TASK GOAL —
Please write the listing below out again exactly, leaving every picture behind.

═════ COLLECTED MATERIAL ═════

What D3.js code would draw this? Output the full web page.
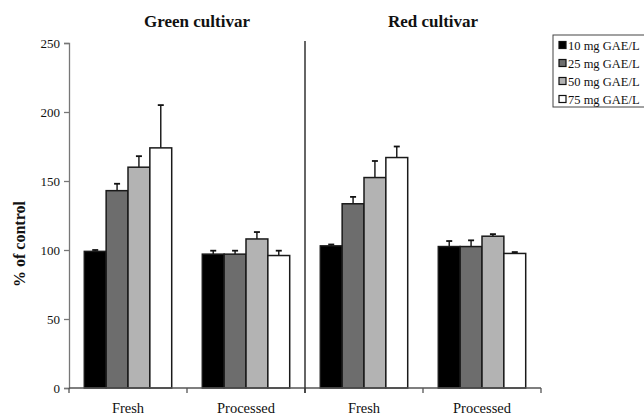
<!doctype html>
<html lang="en">
<head>
<meta charset="utf-8">
<style>
  body { margin: 0; background: #fff; }
  svg text { font-family: "Liberation Serif", "Times New Roman", serif; fill: #111; }
  .title { font-size: 17px; font-weight: bold; }
  .ylab { font-size: 16px; font-weight: bold; }
</style>
<script src="https://cdnjs.cloudflare.com/ajax/libs/d3/7.8.5/d3.min.js"></script>
</head>
<body>
<script>
// data
var cultivars = ["Green cultivar", "Red cultivar"];
var categories = ["Fresh", "Processed"];
var doses = ["10 mg GAE/L", "25 mg GAE/L", "50 mg GAE/L", "75 mg GAE/L"];
var doseColors = ["#000000", "#6d6d6d", "#b3b3b3", "#ffffff"];

// order: green-fresh, green-processed, red-fresh, red-processed
var mean10 = [99, 97, 103, 102.5];
var err10  = [1, 2.5, 1, 4];
var mean25 = [143, 97, 133.5, 102.5];
var err25  = [5, 2.5, 5, 4.5];
var mean50 = [160, 108, 152.5, 110];
var err50  = [8, 5, 12, 1.5];
var mean75 = [174, 96, 167, 97.5];
var err75  = [31, 3.5, 8, 1];

var yTicks = [0, 50, 100, 150, 200, 250];

var means = [mean10, mean25, mean50, mean75];
var errs = [err10, err25, err50, err75];

var width = 644, height = 416;
var plotL = 69, plotR = 541, plotT = 43, plotB = 388;

var groups = [];
cultivars.forEach(function(c) {
  categories.forEach(function(k) { groups.push(c + "|" + k); });
});

var rows = [];
groups.forEach(function(g, gi) {
  doses.forEach(function(d, di) {
    rows.push({ group: g, dose: d, di: di, v: means[di][gi], e: errs[di][gi] });
  });
});

var svg = d3.select("body").append("svg")
    .attr("width", width)
    .attr("height", height);

var x0 = d3.scaleBand().domain(groups).range([plotL, plotR]).padding(0);
var x1 = d3.scaleBand().domain(doses).range([0, x0.bandwidth()])
    .paddingInner(0).paddingOuter(0.7);
var y = d3.scaleLinear().domain([0, 250]).range([plotB, plotT]);

// y axis
var yAxis = svg.append("g")
    .attr("transform", "translate(" + plotL + ",0)")
    .call(d3.axisLeft(y).tickValues(yTicks).tickSize(5).tickPadding(4));
yAxis.select(".domain").attr("stroke", "#777").attr("stroke-width", 1.3);
yAxis.selectAll(".tick line").attr("stroke", "#777").attr("stroke-width", 1.3);
yAxis.selectAll("text")
    .style("font-family", "'Liberation Serif', serif")
    .style("font-size", "13px").attr("fill", "#222");

// bars
var bars = svg.append("g").selectAll("g")
    .data(rows).join("g")
    .attr("transform", function(d) { return "translate(" + (x0(d.group) + x1(d.dose)) + ",0)"; });

// error bars (upper only)
bars.append("line")
    .attr("x1", x1.bandwidth() / 2).attr("x2", x1.bandwidth() / 2)
    .attr("y1", function(d) { return y(d.v); })
    .attr("y2", function(d) { return y(d.v + d.e); })
    .attr("stroke", "#111").attr("stroke-width", 1.4);
bars.append("line")
    .attr("x1", x1.bandwidth() / 2 - 3).attr("x2", x1.bandwidth() / 2 + 3)
    .attr("y1", function(d) { return y(d.v + d.e); })
    .attr("y2", function(d) { return y(d.v + d.e); })
    .attr("stroke", "#111").attr("stroke-width", 1.8);

bars.append("rect")
    .attr("x", 0)
    .attr("width", x1.bandwidth())
    .attr("y", function(d) { return y(d.v); })
    .attr("height", function(d) { return y(0) - y(d.v); })
    .attr("fill", function(d) { return doseColors[d.di]; })
    .attr("stroke", "#1a1a1a").attr("stroke-width", 1.5);

// x axis
var xAxis = svg.append("g")
    .attr("transform", "translate(0," + plotB + ")");
xAxis.append("line")
    .attr("x1", plotL).attr("x2", plotR)
    .attr("stroke", "#555").attr("stroke-width", 1.3);
xAxis.selectAll(".tk")
    .data(groups.map(function(g) { return x0(g); }).concat([plotR]))
    .join("line")
    .attr("x1", function(d) { return d; }).attr("x2", function(d) { return d; })
    .attr("y1", 0).attr("y2", 5)
    .attr("stroke", "#555").attr("stroke-width", 1.3);
xAxis.selectAll("text")
    .data(groups).join("text")
    .attr("x", function(g) { return x0(g) + x0.bandwidth() / 2; })
    .attr("y", 25)
    .attr("text-anchor", "middle")
    .style("font-size", "14.5px")
    .text(function(g) { return g.split("|")[1]; });

// divider between cultivars
var divX = x0(cultivars[1] + "|" + categories[0]);
svg.append("line")
    .attr("x1", divX).attr("x2", divX)
    .attr("y1", y(250) - 2).attr("y2", plotB + 5)
    .attr("stroke", "#333").attr("stroke-width", 1.5);

// panel titles
cultivars.forEach(function(c) {
  var a = x0(c + "|" + categories[0]), b = x0(c + "|" + categories[1]) + x0.bandwidth();
  svg.append("text")
      .attr("class", "title")
      .attr("x", (a + b) / 2 + 10)
      .attr("y", 27)
      .attr("text-anchor", "middle")
      .text(c);
});

// y label
svg.append("text")
    .attr("class", "ylab")
    .attr("transform", "translate(25,244) rotate(-90)")
    .attr("text-anchor", "middle")
    .text("% of control");

// legend
var lg = svg.append("g").attr("transform", "translate(553,35)");
lg.append("rect")
    .attr("x", 0).attr("y", 0).attr("width", 100).attr("height", 72)
    .attr("fill", "#fff").attr("stroke", "#444").attr("stroke-width", 1);
var li = lg.selectAll(".li").data(doses).join("g")
    .attr("transform", function(d, i) { return "translate(6," + (10 + i * 18) + ")"; });
li.append("rect")
    .attr("x", 0).attr("y", -3.5).attr("width", 7).attr("height", 7)
    .attr("fill", function(d, i) { return doseColors[i]; })
    .attr("stroke", "#111").attr("stroke-width", 1.2);
li.append("text")
    .attr("x", 9).attr("y", 4.5)
    .style("font-size", "12.5px")
    .text(function(d) { return d; });
</script>
</body>
</html>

═════

REPLY —
What D3.js code would draw this? Output the full web page.
<!doctype html>
<html lang="en">
<head>
<meta charset="utf-8">
<style>
  body { margin: 0; background: #fff; }
  svg text { font-family: "Liberation Serif", "Times New Roman", serif; fill: #111; }
  .title { font-size: 17px; font-weight: bold; }
  .ylab { font-size: 16px; font-weight: bold; }
</style>
<script src="https://cdnjs.cloudflare.com/ajax/libs/d3/7.8.5/d3.min.js"></script>
</head>
<body>
<script>
// data
var cultivars = ["Green cultivar", "Red cultivar"];
var categories = ["Fresh", "Processed"];
var doses = ["10 mg GAE/L", "25 mg GAE/L", "50 mg GAE/L", "75 mg GAE/L"];
var doseColors = ["#000000", "#6d6d6d", "#b3b3b3", "#ffffff"];

// order: green-fresh, green-processed, red-fresh, red-processed
var mean10 = [99, 97, 103, 102.5];
var err10  = [1, 2.5, 1, 4];
var mean25 = [143, 97, 133.5, 102.5];
var err25  = [5, 2.5, 5, 4.5];
var mean50 = [160, 108, 152.5, 110];
var err50  = [8, 5, 12, 1.5];
var mean75 = [174, 96, 167, 97.5];
var err75  = [31, 3.5, 8, 1];

var yTicks = [0, 50, 100, 150, 200, 250];

var means = [mean10, mean25, mean50, mean75];
var errs = [err10, err25, err50, err75];

var width = 644, height = 416;
var plotL = 69, plotR = 541, plotT = 43, plotB = 388;

var groups = [];
cultivars.forEach(function(c) {
  categories.forEach(function(k) { groups.push(c + "|" + k); });
});

var rows = [];
groups.forEach(function(g, gi) {
  doses.forEach(function(d, di) {
    rows.push({ group: g, dose: d, di: di, v: means[di][gi], e: errs[di][gi] });
  });
});

var svg = d3.select("body").append("svg")
    .attr("width", width)
    .attr("height", height);

var x0 = d3.scaleBand().domain(groups).range([plotL, plotR]).padding(0);
var x1 = d3.scaleBand().domain(doses).range([0, x0.bandwidth()])
    .paddingInner(0).paddingOuter(0.7);
var y = d3.scaleLinear().domain([0, 250]).range([plotB, plotT]);

// y axis
var yAxis = svg.append("g")
    .attr("transform", "translate(" + plotL + ",0)")
    .call(d3.axisLeft(y).tickValues(yTicks).tickSize(5).tickPadding(4));
yAxis.select(".domain").attr("stroke", "#777").attr("stroke-width", 1.3);
yAxis.selectAll(".tick line").attr("stroke", "#777").attr("stroke-width", 1.3);
yAxis.selectAll("text")
    .style("font-family", "'Liberation Serif', serif")
    .style("font-size", "13px").attr("fill", "#222");

// bars
var bars = svg.append("g").selectAll("g")
    .data(rows).join("g")
    .attr("transform", function(d) { return "translate(" + (x0(d.group) + x1(d.dose)) + ",0)"; });

// error bars (upper only)
bars.append("line")
    .attr("x1", x1.bandwidth() / 2).attr("x2", x1.bandwidth() / 2)
    .attr("y1", function(d) { return y(d.v); })
    .attr("y2", function(d) { return y(d.v + d.e); })
    .attr("stroke", "#111").attr("stroke-width", 1.4);
bars.append("line")
    .attr("x1", x1.bandwidth() / 2 - 3).attr("x2", x1.bandwidth() / 2 + 3)
    .attr("y1", function(d) { return y(d.v + d.e); })
    .attr("y2", function(d) { return y(d.v + d.e); })
    .attr("stroke", "#111").attr("stroke-width", 1.8);

bars.append("rect")
    .attr("x", 0)
    .attr("width", x1.bandwidth())
    .attr("y", function(d) { return y(d.v); })
    .attr("height", function(d) { return y(0) - y(d.v); })
    .attr("fill", function(d) { return doseColors[d.di]; })
    .attr("stroke", "#1a1a1a").attr("stroke-width", 1.5);

// x axis
var xAxis = svg.append("g")
    .attr("transform", "translate(0," + plotB + ")");
xAxis.append("line")
    .attr("x1", plotL).attr("x2", plotR)
    .attr("stroke", "#555").attr("stroke-width", 1.3);
xAxis.selectAll(".tk")
    .data(groups.map(function(g) { return x0(g); }).concat([plotR]))
    .join("line")
    .attr("x1", function(d) { return d; }).attr("x2", function(d) { return d; })
    .attr("y1", 0).attr("y2", 5)
    .attr("stroke", "#555").attr("stroke-width", 1.3);
xAxis.selectAll("text")
    .data(groups).join("text")
    .attr("x", function(g) { return x0(g) + x0.bandwidth() / 2; })
    .attr("y", 25)
    .attr("text-anchor", "middle")
    .style("font-size", "14.5px")
    .text(function(g) { return g.split("|")[1]; });

// divider between cultivars
var divX = x0(cultivars[1] + "|" + categories[0]);
svg.append("line")
    .attr("x1", divX).attr("x2", divX)
    .attr("y1", y(250) - 2).attr("y2", plotB + 5)
    .attr("stroke", "#333").attr("stroke-width", 1.5);

// panel titles
cultivars.forEach(function(c) {
  var a = x0(c + "|" + categories[0]), b = x0(c + "|" + categories[1]) + x0.bandwidth();
  svg.append("text")
      .attr("class", "title")
      .attr("x", (a + b) / 2 + 10)
      .attr("y", 27)
      .attr("text-anchor", "middle")
      .text(c);
});

// y label
svg.append("text")
    .attr("class", "ylab")
    .attr("transform", "translate(25,244) rotate(-90)")
    .attr("text-anchor", "middle")
    .text("% of control");

// legend
var lg = svg.append("g").attr("transform", "translate(553,35)");
lg.append("rect")
    .attr("x", 0).attr("y", 0).attr("width", 100).attr("height", 72)
    .attr("fill", "#fff").attr("stroke", "#444").attr("stroke-width", 1);
var li = lg.selectAll(".li").data(doses).join("g")
    .attr("transform", function(d, i) { return "translate(6," + (10 + i * 18) + ")"; });
li.append("rect")
    .attr("x", 0).attr("y", -3.5).attr("width", 7).attr("height", 7)
    .attr("fill", function(d, i) { return doseColors[i]; })
    .attr("stroke", "#111").attr("stroke-width", 1.2);
li.append("text")
    .attr("x", 9).attr("y", 4.5)
    .style("font-size", "12.5px")
    .text(function(d) { return d; });
</script>
</body>
</html>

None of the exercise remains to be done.